When we read through the New Testament, nowhere do we find an emphasis on material blessing as taught by prosperity preachers. The emphasis is rather on what kind of lives we ought to live now in light of what Christ has done for us and in light of the next age to be ushered in with His Second Coming. But such teaching does not sell well in the world.

The prosperity message is good marketing and brings the crowds

The message that God wants to bless us materially can tickle people’s ears and flesh, and bring the crowds to church on Sundays with their seed offerings. It can result in impressive church growth and healthy self-esteem for pastors. However, Paul said that people who think that godliness is a means to financial gain have been robbed of the truth (1Timothy 6:5).

1Timothy 6:9  Those who want to get rich fall into temptation and a trap and into many foolish and harmful desires that plunge people into ruin and destruction. 10 For the love of money is a root of all kinds of evil. Some people, eager for money, have wandered from the faith and pierced themselves with many griefs. 11 But you, man of God, flee from all this, and pursue righteousness, godliness, faith, love, endurance and gentleness.

Earthly success or heavenly reward?

While we are not saying that believers must choose between the two, Hebrews nevertheless offers a tantalizing comparison between them.

And what more shall I say? I do not have time to tell about Gideon, Barak, Samson and Jephthah, about David and Samuel and the prophets, who through faith conquered kingdoms, administered justice, and gained what was promised; who shut the mouths of lions, quenched the fury of the flames, and escaped the edge of the sword; whose weakness was turned to strength; and who became powerful in battle and routed foreign armies. Women received back their dead, raised to life again. (Hebrews 11:32-35a)

These verses describe earthly victories won by certain heroes of the faith. However, Hebrews describes another class of heroes who did not receive the things promised on earth.

There were others who were tortured, refusing to be released so that they might gain an even better resurrection (Hebrews 11:35b). Some faced jeers and flogging, and even chains and imprisonment. They were put to death by stoning; they were sawed in two; they were killed by the sword. They went about in sheepskins and goatskins, destitute, persecuted and mistreated– the world was not worthy of them. They wandered in deserts and mountains, living in caves and in holes in the ground. These were all commended for their faith, yet none of them received what had been promised, (Hebrews 11:36-39)

All these people were still living by faith when they died. They did not receive the things promised; they only saw them and welcomed them from a distance, admitting that they were foreigners and strangers on earth. People who say such things show that they are looking for a country of their own. If they had been thinking of the country they had left, they would have had opportunity to return. Instead, they were longing for a better country–a heavenly one.
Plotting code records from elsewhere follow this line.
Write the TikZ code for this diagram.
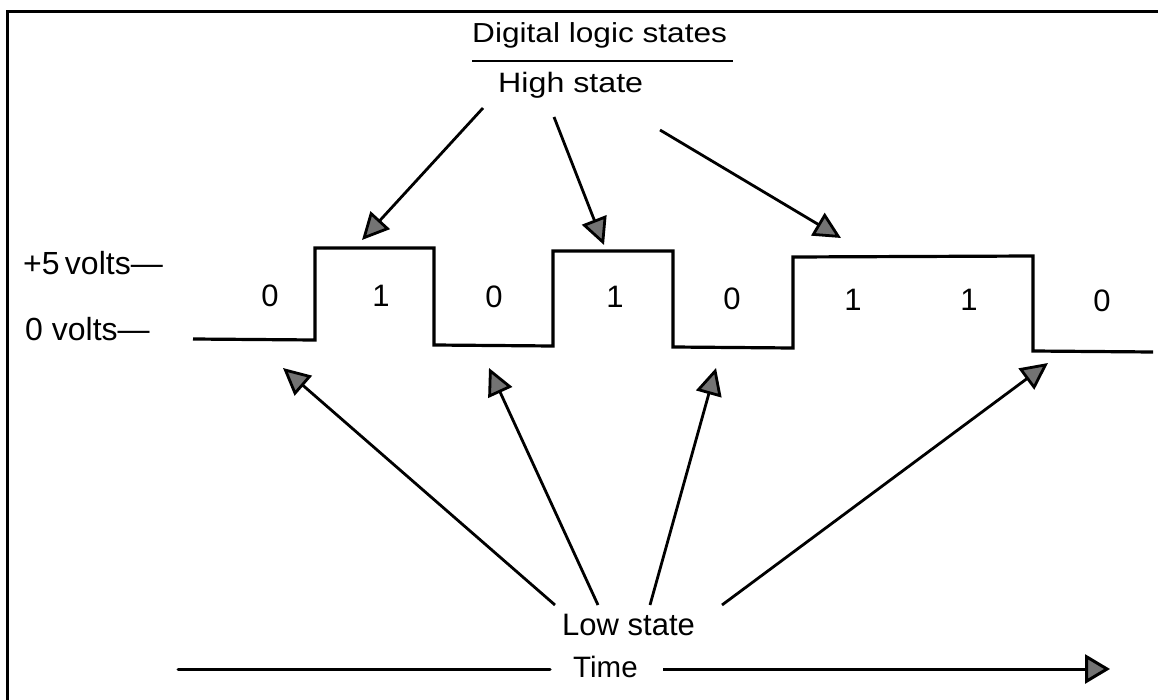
\documentclass[tikz,border=0pt]{standalone}
\usepackage{fontspec}
\setmainfont{Liberation Sans}
\newfontfamily\widefont[FakeStretch=1.15]{Liberation Sans}
\usetikzlibrary{arrows.meta}
\begin{document}
\begin{tikzpicture}[x=1pt,y=-1pt,
  lbl/.style={inner sep=0pt, anchor=base west, font=\fontsize{31}{37}\selectfont},
  wlbl/.style={inner sep=0pt, anchor=base west, font=\widefont\fontsize{27.5}{33}\selectfont},
  num/.style={inner sep=0pt, anchor=base, font=\fontsize{31}{37}\selectfont},
  ptr/.style={line width=2.8pt, -{Triangle[length=27pt,width=26pt,fill=black!55]}},
  timeline/.style={line width=3pt, line cap=round},
  timeptr/.style={line width=3pt, -{Triangle[length=25pt,width=29pt,fill=black!55]}},
  wave/.style={line width=3.2pt, line join=miter},
  frameline/.style={line width=3pt},
  rule/.style={line width=2.8pt}]
\useasboundingbox (0,0) rectangle (1158,700);
% frame
\draw[frameline] (7,700) -- (7,12) -- (1158,12);
% texts
\node[wlbl] (title) at (472,43) {Digital logic states};
\draw[rule] (472,61) -- (733,61);
\node[wlbl, font=\widefont\fontsize{28}{34}\selectfont] (high) at (498,93) {High state};
\node[lbl] (low) at (562,635) {Low state};
\node[lbl, font=\fontsize{29.5}{35}\selectfont] (time) at (573,677) {Time};
\node[lbl, font=\fontsize{32}{38}\selectfont] (v5) at (23,275) {+5\,volts—};
\node[lbl, font=\fontsize{32}{38}\selectfont] (v0) at (25,340) {0 volts—};
% waveform
\draw[wave] (193,339) -- (315,340) -- (315,248) -- (434,248) -- (434,345)
  -- (553,346) -- (553,251) -- (673,251) -- (673,347) -- (793,348)
  -- (793,257) -- (1033,256) -- (1033,351) -- (1153,352);
% bit values
\node[num] (b1) at (270,307) {0};
\node[num] (b2) at (381,307) {1};
\node[num] (b3) at (494,308) {0};
\node[num] (b4) at (615,308) {1};
\node[num] (b5) at (732,309) {0};
\node[num] (b6) at (853,310) {1};
\node[num] (b7) at (969,310) {1};
\node[num] (b8) at (1102,312) {0};
% arrow end points
\coordinate (h1s) at (483,108); \coordinate (h1t) at (362,240);
\coordinate (h2s) at (554,117); \coordinate (h2t) at (604,245);
\coordinate (h3s) at (660,130); \coordinate (h3t) at (841,238);
\coordinate (l1s) at (555,605); \coordinate (l1t) at (283,368);
\coordinate (l2s) at (598,605); \coordinate (l2t) at (489,368);
\coordinate (l3s) at (650,605); \coordinate (l3t) at (716,368);
\coordinate (l4s) at (722,605); \coordinate (l4t) at (1048,363);
\coordinate (tA) at (178,669); \coordinate (tB) at (550,669);
\coordinate (tC) at (663,669); \coordinate (tD) at (1110,669);
% high state arrows
\draw[ptr] (h1s) -- (h1t);
\draw[ptr] (h2s) -- (h2t);
\draw[ptr] (h3s) -- (h3t);
% low state arrows
\draw[ptr] (l1s) -- (l1t);
\draw[ptr] (l2s) -- (l2t);
\draw[ptr] (l3s) -- (l3t);
\draw[ptr] (l4s) -- (l4t);
% time axis
\draw[timeline] (tA) -- (tB);
\draw[timeptr] (tC) -- (tD);
\end{tikzpicture}
\end{document}
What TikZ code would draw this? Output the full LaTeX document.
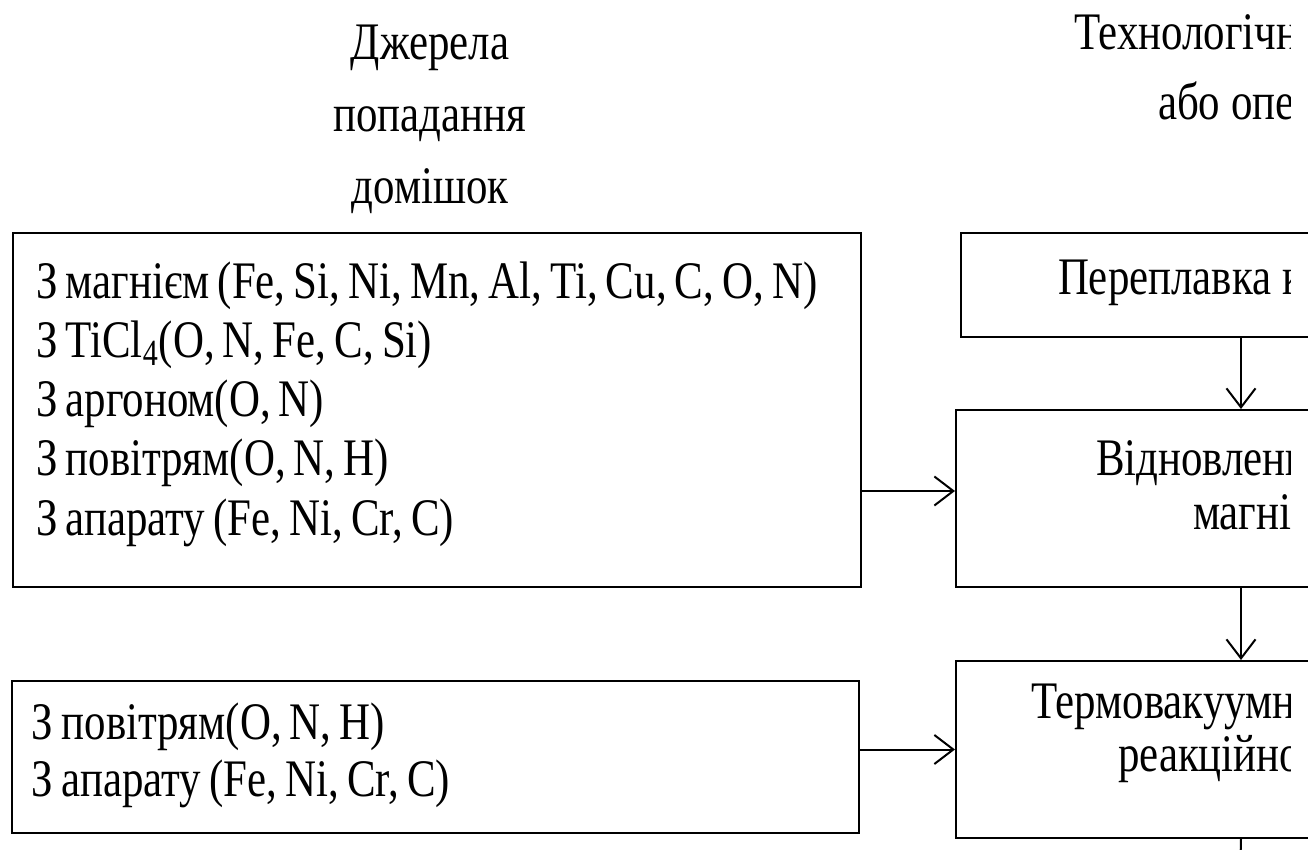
\documentclass[tikz,border=0pt]{standalone}
\usepackage{fontspec}
\setmainfont{Liberation Serif}
\usetikzlibrary{arrows.meta}

\begin{document}
\begin{tikzpicture}[x=0.5pt, y=-0.5pt, line width=1pt,
        box/.style = {draw, rectangle, inner sep=0pt, anchor=north west},
        txt/.style = {inner sep=0pt, yscale=1.23, font=\fontsize{21.45pt}{24pt}\selectfont},
        list/.style = {txt, align=left, anchor=north west, font={\fontsize{21.45pt}{#1}\selectfont\spaceskip=0.19em\relax}},
        arr/.style = {-{Straight Barb[length=9.5pt, width=14.5pt]}}]
    \useasboundingbox (0,0) rectangle (1308,850);
    \clip (0,0) rectangle (1308,850);

    \node[box, minimum width=424pt, minimum height=177pt] (src1) at (12,232) {};
    \node[box, minimum width=423.5pt, minimum height=76pt] (src2) at (11,680) {};
    \node[box, minimum width=280pt, minimum height=52pt] (r1) at (960,232) {};
    \node[box, minimum width=285pt, minimum height=88.5pt] (r2) at (955,409) {};
    \node[box, minimum width=285pt, minimum height=88.5pt] (r3) at (955,660) {};

    \node[txt, align=center, anchor=north, font=\fontsize{21.45pt}{29.3pt}\selectfont] (hl) at (430,24) {Джерела\\попадання\\домішок};

    \node[list=24pt] (s1) at (35,261) {З магнієм (Fe, Si, Ni, Mn, Al, Ti, Cu, C, O, N)\\З TiCl\textsubscript{4}(O, N, Fe, C, Si)\\З аргоном(O, N)\\З повітрям(O, N, H)\\З апарату (Fe, Ni, Cr, C)};
    \node[list=23.2pt] (s2) at (31,702) {З повітрям(O, N, H)\\З апарату (Fe, Ni, Cr, C)};

    \begin{scope}
        \clip (0,0) rectangle (1290,850);
        \node[txt, anchor=base west] (hr1) at (1073,50) {Технологічні};
        \node[txt, anchor=base west] (hr2) at (1157,120) {або опер};
        \node[txt, anchor=base west] (p1) at (1057,295) {Переплавка к};
        \node[txt, anchor=base west] (p2) at (1095,475) {Відновленн};
        \node[txt, anchor=base west] (p2b) at (1192,530) {магні};
        \node[txt, anchor=base west] (p3) at (1030,718) {Термовакуумн};
        \node[txt, anchor=base west] (p3b) at (1117,771) {реакційно};
    \end{scope}

    \coordinate (in2) at ([yshift=3.75pt]r2.west);
    \coordinate (out) at (1240,880);
    \draw[arr] (src1.east |- in2) -- (in2);
    \draw[arr] (src2.east |- r3.west) -- (r3.west);
    \foreach \a/\b in {r1/r2, r2/r3}{
        \draw[arr] (\a.south) -- (\b.north);
    }
    \draw (r3.south) -- (out);
\end{tikzpicture}
\end{document}
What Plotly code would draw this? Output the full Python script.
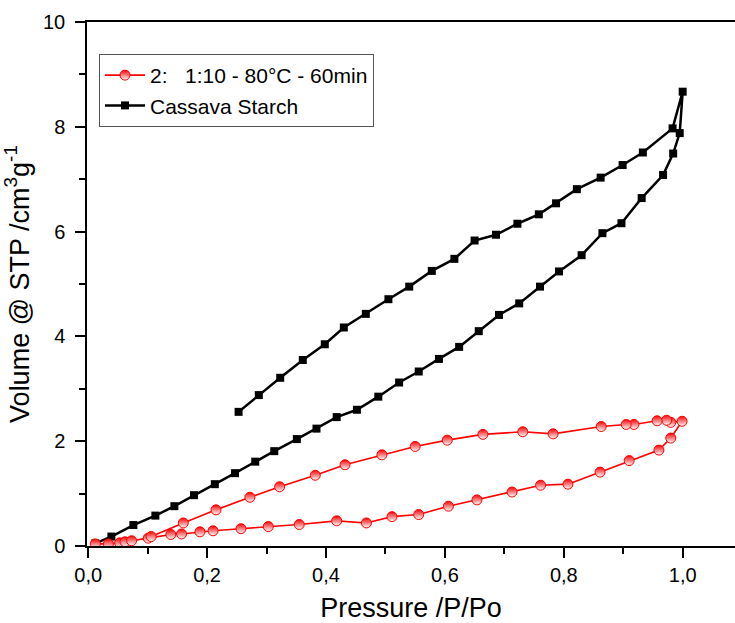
import plotly.graph_objects as go

# Red sample: 2: 1:10 - 80°C - 60min  (adsorption then desorption)
red_x = [0.012, 0.034, 0.053, 0.062, 0.073, 0.101, 0.139, 0.157, 0.188, 0.210,
         0.257, 0.303, 0.355, 0.418, 0.468, 0.511, 0.556, 0.606, 0.654, 0.713,
         0.761, 0.807, 0.861, 0.910, 0.960, 0.980, 0.999,
         0.980, 0.973, 0.957, 0.918, 0.905, 0.863, 0.782, 0.731, 0.664, 0.604,
         0.550, 0.494, 0.432, 0.382, 0.322, 0.272, 0.215, 0.160, 0.106]
red_y = [0.04, 0.04, 0.06, 0.08, 0.10, 0.15, 0.22, 0.23, 0.27, 0.29,
         0.33, 0.37, 0.41, 0.48, 0.44, 0.56, 0.60, 0.76, 0.88, 1.03,
         1.16, 1.18, 1.41, 1.63, 1.83, 2.06, 2.38,
         2.36, 2.40, 2.39, 2.32, 2.32, 2.28, 2.14, 2.18, 2.13, 2.02,
         1.90, 1.74, 1.55, 1.35, 1.13, 0.93, 0.69, 0.44, 0.18]

# Black: Cassava Starch (adsorption then desorption)
blk_x = [0.012, 0.039, 0.076, 0.113, 0.145, 0.178, 0.213, 0.247, 0.281, 0.313,
         0.351, 0.384, 0.418, 0.452, 0.488, 0.523, 0.556, 0.590, 0.624, 0.657,
         0.691, 0.725, 0.760, 0.792, 0.830, 0.865, 0.897, 0.931, 0.967, 0.984,
         0.995, 1.000,
         0.983, 0.933, 0.899, 0.862, 0.822, 0.787, 0.758, 0.722, 0.686, 0.650,
         0.616, 0.578, 0.540, 0.505, 0.467, 0.430, 0.398, 0.361, 0.323, 0.287,
         0.253]
blk_y = [0.05, 0.18, 0.40, 0.58, 0.76, 0.97, 1.18, 1.39, 1.61, 1.81,
         2.04, 2.24, 2.46, 2.60, 2.85, 3.12, 3.33, 3.57, 3.80, 4.10,
         4.41, 4.63, 4.95, 5.24, 5.55, 5.97, 6.16, 6.64, 7.08, 7.49,
         7.88, 8.67,
         7.97, 7.51, 7.27, 7.03, 6.81, 6.54, 6.33, 6.15, 5.94, 5.83,
         5.48, 5.25, 4.95, 4.71, 4.43, 4.17, 3.85, 3.55, 3.21, 2.88,
         2.56]

red_name = "2:   1:10 - 80°C - 60min"
blk_name = "Cassava Starch"

FONT = "Liberation Sans, Arial, sans-serif"

fig = go.Figure()
fig.add_trace(go.Scatter(
    x=blk_x, y=blk_y, mode="lines+markers", name=blk_name,
    line=dict(color="black", width=2.5),
    marker=dict(symbol="square", size=8, color="black"),
))
fig.add_trace(go.Scatter(
    x=red_x, y=red_y, mode="lines+markers", name=red_name,
    line=dict(color="#ff0000", width=1.6),
    marker=dict(symbol="circle", size=10, color="#ff0000",
                gradient=dict(type="vertical", color="white"),
                line=dict(color="#ff0000", width=1)),
))

fig.update_layout(
    width=735, height=623,
    margin=dict(l=87, r=0, t=22, b=77),
    paper_bgcolor="white", plot_bgcolor="white",
    separators=",.",
    font=dict(family=FONT, size=20, color="black"),
    showlegend=True,
    legend=dict(
        x=0.0185, y=0.939, xanchor="left", yanchor="top",
        bgcolor="white", bordercolor="#555555", borderwidth=1,
        font=dict(family=FONT, size=21, color="black"),
        traceorder="reversed", tracegroupgap=0, itemwidth=40,
    ),
    xaxis=dict(
        range=[-0.002, 1.088],
        dtick=0.2, tick0=0, tickformat=".1f",
        ticks="outside", ticklen=10, tickwidth=1.5, tickcolor="black",
        ticklabelstandoff=0,
        minor=dict(dtick=0.1, ticks="outside", ticklen=6, tickcolor="black", tickwidth=1.5),
        showline=True, linecolor="black", linewidth=1.5, mirror=True,
        showgrid=False, zeroline=False,
        title=dict(text="Pressure /P/Po", font=dict(size=27), standoff=16),
    ),
    yaxis=dict(
        range=[0, 10],
        dtick=2, tick0=0,
        ticks="outside", ticklen=10, tickwidth=1.5, tickcolor="black",
        ticklabelstandoff=6,
        minor=dict(dtick=1, ticks="outside", ticklen=6, tickcolor="black", tickwidth=1.5),
        showline=True, linecolor="black", linewidth=1.5,
        showgrid=False, zeroline=False,
        title=dict(text="Volume @ STP /cm<sup>3</sup>g<sup>-1</sup>", font=dict(size=27), standoff=6),
    ),
)

fig.write_html("out.html")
Therefore God is not ashamed to be called their God, for he has prepared a city for them. (Hebrews 11:13-16)

Should not these heroes of the faith, like Paul, be the primary focus of emulation for sincere followers of Jesus Christ?

Since, then, you have been raised with Christ, set your hearts on things above, where Christ is, seated at the right hand of God. Set your minds on things above, not on earthly things. For you died, and your life is now hidden with Christ in God. When Christ, who is your life, appears, then you also will appear with him in glory. (Colossians 3:1-4)

Should not our primary emphasis be on the next age when we will appear with him in glory? Is it wrong for a believer to want to maximize that eternal glory?

Is it “spiritual” to want to maximize our reward in the next age?

Paul teaches us about such reward in his epistles to the Corinthians. The eternal reward of the individual believer in the next age is related to good and fruitful works.

1 Corinthians 3:10  By the grace God has given me, I laid a foundation as a wise builder, and someone else is building on it. But each one should build with care. 11  For no one can lay any foundation other than the one already laid, which is Jesus Christ. 12  If anyone builds on this foundation using gold, silver, costly stones, wood, hay or straw, 13  their work will be shown for what it is, because the Day will bring it to light. It will be revealed with fire, and the fire will test the quality of each person’s work. 14  If what has been built survives, the builder will receive a reward. 15  If it is burned up, the builder will suffer loss but yet will be saved–even though only as one escaping through the flames.

If we choose to use “cheap materials” in our work for the Lord, we may suffer loss of reward. But if we choose to use “expensive materials”, we will receive our reward. It is up to us. The wise disciple will use expensive materials in order to receive his reward. There is nothing unspiritual about that.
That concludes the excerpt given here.